O financiamento mais ousado e robusto da estrutura hospitalar que não foi habilitada. Nós temos, ainda, muitos leitos que não conseguiram ser habilitados e que correm risco de serem fechados compondo uma redução da capacidade de resposta dos estados. Nós temos um financiamento da média complexidade ambulatorial, especialmente vinculados à reabilitação física e fonoaudiológica. Se os estados e municípios quiserem garantir acesso a essas especialidades, vão precisar fazer, basicamente, com recursos próprios, porque não está colocada uma agenda para a organização desse serviço de saúde dentro do estado.

O senhor tomou posse no Conass em 23 de março.

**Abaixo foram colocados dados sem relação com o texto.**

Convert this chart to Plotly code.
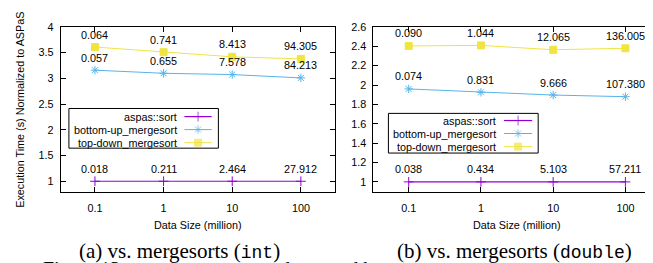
import math
import plotly.graph_objects as go

# ---------------- data ----------------
sizes = [0.1, 1, 10, 100]
size_labels = ["0.1", "1", "10", "100"]
series_names = ["aspas::sort", "bottom-up_mergesort", "top-down_mergesort"]

# (a) int : execution time normalized to ASPaS
int_aspas = [1.0, 1.0, 1.0, 1.0]
int_bottomup = [3.16, 3.10, 3.075, 3.01]
int_topdown = [3.61, 3.51, 3.42, 3.38]
# raw execution time labels (s)
int_aspas_time = [0.018, 0.211, 2.464, 27.912]
int_bottomup_time = [0.057, 0.655, 7.578, 84.213]
int_topdown_time = [0.064, 0.741, 8.413, 94.305]

# (b) double
dbl_aspas = [1.0, 1.0, 1.0, 1.0]
dbl_bottomup = [1.96, 1.925, 1.897, 1.88]
dbl_topdown = [2.405, 2.41, 2.365, 2.38]
dbl_aspas_time = [0.038, 0.434, 5.103, 57.211]
dbl_bottomup_time = [0.074, 0.831, 9.666, 107.380]
dbl_topdown_time = [0.090, 1.044, 12.065, 136.005]

MONO = "<span style='font-family:Liberation Mono;font-size:18px'>{}</span>"
captions = ["(a) vs. mergesorts (" + MONO.format("int") + ")",
            "(b) vs. mergesorts (" + MONO.format("double") + ")"]
x_title = "Data Size (million)"
y_title = "Execution Time (s) Normalized to ASPaS"
fig_caption = "Figure 13: aspas::sort vs. top-down and bottom-up mergesorts"

# ---------------- style ----------------
W, H = 653, 263
FONT = "Liberation Sans"
FS = 10.8
colors = ["#9400d3", "#56b4e9", "#f0e442"]
symbols = ["cross-thin-open", "asterisk-open", "square"]
msizes = [7, 7, 7]


def px(x):
    return x / W


def py(y):
    return 1 - y / H


panels = [
    dict(n="", xdom=(52.7, 327.7), xr=[-1.5, 2.5], yr=[0.8, 4], dtick=0.5,
         vals=[int_aspas, int_bottomup, int_topdown],
         times=[int_aspas_time, int_bottomup_time, int_topdown_time],
         box=(61, 96.7, 210.7, 137.3), textx=171.7, samp=(176.7, 204), rows=[105, 118.3, 131.7],
         cx=190, capx=172),
    dict(n="2", xdom=(366, 653), xr=[-1.488, 2.479], yr=[0.9, 2.6], dtick=0.2,
         vals=[dbl_aspas, dbl_bottomup, dbl_topdown],
         times=[dbl_aspas_time, dbl_bottomup_time, dbl_topdown_time],
         box=(381, 101.7, 531, 142.3), textx=490.7, samp=(496.7, 525), rows=[109, 122.3, 135.7],
         cx=510, capx=507),
]

fig = go.Figure()
annotations = []
shapes = []
ydom = [py(181.7), py(13.3)]

for p in panels:
    n = p["n"]
    xa, ya = "x" + n, "y" + n
    for i in range(3):
        fig.add_trace(go.Scatter(
            x=sizes, y=p["vals"][i], mode="lines+markers", name=series_names[i],
            xaxis=xa, yaxis=ya, showlegend=False,
            line=dict(color=colors[i], width=1.2 if i == 0 else 1),
            marker=dict(symbol=symbols[i], size=msizes[i], color=colors[i],
                        line=dict(color=colors[i], width=1))))
        for s, v, t in zip(sizes, p["vals"][i], p["times"][i]):
            annotations.append(dict(x=math.log10(s), y=v, xref=xa, yref=ya,
                                    text=f"{t:.3f}", showarrow=False, yshift=12.5,
                                    xanchor="center", yanchor="middle",
                                    font=dict(family=FONT, size=FS, color="black")))
    axcommon = dict(showline=True, linecolor="black", linewidth=1, mirror="allticks",
                    ticks="inside", ticklen=5, tickcolor="black", showgrid=False,
                    zeroline=False, tickfont=dict(family=FONT, size=FS, color="black"))
    fig.update_layout(**{
        "xaxis" + n: dict(domain=[px(p["xdom"][0]), px(p["xdom"][1])], type="log",
                          range=p["xr"], tickvals=sizes, ticktext=size_labels,
                          anchor=ya, ticklabelstandoff=6, **axcommon),
        "yaxis" + n: dict(domain=ydom, range=p["yr"], dtick=p["dtick"], tick0=0,
                          anchor=xa, ticklabelstandoff=4, **axcommon),
    })
    # legend box
    x0, y0, x1, y1 = p["box"]
    shapes.append(dict(type="rect", xref="paper", yref="paper",
                       x0=px(x0), x1=px(x1), y0=py(y1), y1=py(y0),
                       line=dict(color="black", width=1), fillcolor="rgba(0,0,0,0)"))
    for i in range(3):
        ry = p["rows"][i]
        annotations.append(dict(x=px(p["textx"]), y=py(ry), xref="paper", yref="paper",
                                text=series_names[i], showarrow=False,
                                xanchor="right", yanchor="middle",
                                font=dict(family=FONT, size=FS, color="black")))
        sx0, sx1 = p["samp"]
        fig.add_trace(go.Scatter(
            x=[sx0, (sx0 + sx1) / 2, sx1], y=[ry, ry, ry], mode="lines+markers",
            xaxis="x3", yaxis="y3", showlegend=False, hoverinfo="skip",
            line=dict(color=colors[i], width=1.2 if i == 0 else 1),
            marker=dict(symbol=symbols[i], size=[0, msizes[i], 0], color=colors[i],
                        line=dict(color=colors[i], width=1))))
    # x title
    annotations.append(dict(x=px(p["cx"]), y=py(215.7), xref="paper", yref="paper",
                            text=x_title, showarrow=False, xanchor="center", yanchor="middle",
                            font=dict(family=FONT, size=FS, color="black")))

annotations.append(dict(x=px(12.5), y=py(97.5), xref="paper", yref="paper",
                        text=y_title, textangle=-90, showarrow=False,
                        xanchor="center", yanchor="middle",
                        font=dict(family=FONT, size=FS, color="black")))
for cap, p in zip(captions, panels):
    annotations.append(dict(x=px(p["capx"]), y=py(242.5), xref="paper", yref="paper",
                            text=cap, showarrow=False, xanchor="center", yanchor="middle",
                            font=dict(family="Liberation Serif", size=21, color="black")))
annotations.append(dict(x=px(33), y=py(261), xref="paper", yref="paper",
                        text=fig_caption, showarrow=False, xanchor="left", yanchor="middle",
                        font=dict(family="Liberation Serif", size=20, color="black")))

fig.update_layout(
    xaxis3=dict(domain=[0, 1], range=[0, W], visible=False, anchor="y3", fixedrange=True),
    yaxis3=dict(domain=[0, 1], range=[H, 0], visible=False, anchor="x3", fixedrange=True),
    width=W, height=H, autosize=False,
    margin=dict(l=0, r=0, t=0, b=0, pad=0),
    paper_bgcolor="white", plot_bgcolor="rgba(0,0,0,0)",
    showlegend=False, annotations=annotations, shapes=shapes,
)

fig.write_html("out.html")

Quais os planos para a gestão?

Nós temos um ano que tem três momentos muito bem definidos: o da gestão da pandemia, com a etapa de reabilitação, quando vamos precisar superar o estado de emergência. Temos a convicção no Conass de que a gente precisa construir uma carta de compromisso a todos os presidenciáveis de todos os campos políticos em que nós pretendemos apresentar uma série de diretrizes e compromissos, inclusive com uma agenda para a primeira CIT (Comissão Intergestores Tripartite) de 2023. O ano precisa começar em janeiro com uma agenda clara para a saúde pública do país e que ela consiga ter o apoio não somente do campo político do presidente eleito, mas de qualquer espectro entre a direita e a esquerda de que essa agenda possa ter o apoio de todos os campos políticos.

Como está o diálogo dos estados com o ministério?

Nós temos um diálogo muito republicano e uma unidade administrativa que sempre é tratada com muito zelo. Nós tratamos de evitar polêmicas e desgastes na condução administrativa do sistema de saúde. De fato, fazer com que Conass e Conasems (Conselho Nacional de Secretarias Municipais de Saúde) se manifestem numa posição de polarização, de beligerância, de conflito com o ministério, é necessário muito esforço político por parte do Ministério da Saúde para que esses momentos aconteçam. Infelizmente, aconteceram ao longo da pandemia. Nós entendemos que, neste momento, há um ambiente de retomada das pontes de diálogo, dos canais de comunicação com o ministério.